High levels of insulin: Many women with PCOS have trouble processing insulin, which causes their bodies to overproduce it in an effort to maintain blood sugar balance. Signs of high insulin levels can include extreme thirst or hunger, increased urination, a waist over 35 inches, skin tags, and patches of dark skin. Exercise and diet changes can help ease this symptom.
Weight Issues: As many as 80% of women with PCOS also struggle with weight issues. Smith says her weight is another symptom that went unnoticed for a long time. “Dropping weight is very hard, even with sticking to a diet and having no cheat days,” Smith explains. “It still takes days to even drop a pound.”
Infertility: Smith is also one of a large percentage of women who experienced infertility as a result of PCOS. In fact, research has found that infertility rates are 15 times higher among women with PCOS compared to those who don’t have the condition, and The Office on Women’s Health (OWH) lists PCOS as the most common cause of infertility in women.
Depression and anxiety: Some women with PCOS also notice symptoms of depression and anxiety. According to Dr. Eyvazzadeh, PCOS can also affect brain chemistry since research has shown that increased levels of testosterone directly impact the areas of the brain that regulate emotion.
Steps to Overcome the Impact of PCOS
“I struggled for a long time thinking I was somehow defective,” Smith says. “I was ‘punch a hole in the wall of my house’ angry. We’re told from such a young age that girls just grow up and get married and have babies. It seemed everyone I knew was having babies with no effort. I thought I had done everything right, and yet…my life had gone so wrong.”
While there is no quick fix for PCOS, treatment that focuses on managing symptoms and keeping hormones balanced can dramatically improve quality of life for women who have been diagnosed.

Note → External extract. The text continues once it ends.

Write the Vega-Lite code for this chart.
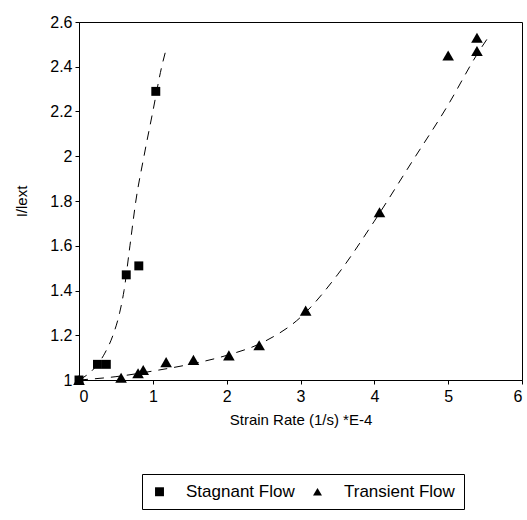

“If you have PCOS, consider it a condition of HOPE,” Dr. Eyvazzadeh says, using her preferred acronym for the disorder (H=high androgens, O=lots of eggs in the ovaries, P=irregular periods, E=eating and exercise habits). “Surround yourself with a PCOS team that will provide long term care for you and monitor your levels and symptoms over time.”
Finding a doctor who specializes in PCOS can sometimes be difficult, but your OBGYN is often a good place to start. From there, depending on the severity of your symptoms, you may want to seek out an endocrinologist as well.
Working with a medical team to ensure you are on the right medication is important, but so are lifestyle changes, which are often the first line of treatment. Dr. Eyvazzadeh says that it is important to take a “multi-disciplinary approach” when it comes to treating PCOS.
This multi-disciplinary approach includes lifestyle changes that will hopefully aid in weight loss, which research has found can help improve the symptoms of PCOS. When it comes to your diet, experts suggest reducing sugar and refined carbohydrates (think pasta, white bread, and processed foods). Replace these with meals that are filled with lean meats, fish, and high-fiber grains and vegetables. It is also recommended that you limit your alcohol consumption and cut out smoking altogether.
Moderate exercise for at least 30 minutes a day is also advised, as it can help with your management of several of the symptoms of PCOS, like weight gain and insulin resistance.
You don’t have to embrace all of these changes at once. Doing so could be overwhelming and hard to stick to. But by choosing one lifestyle change to focus on a month, you can slowly work your way toward a healthier way of living—and better management of PCOS.
For Smith, treatment really was a game-changer. Today, the proud mom also has a different perspective on her condition.
“Just because we’re wired a little differently doesn’t make us broken or defective,” she says. “Everyone is different. Every body is different. Find a doctor who will listen to you and be on your team. I know how lucky I was to have amazing doctors on my side who cared and researched on my behalf for so many years.”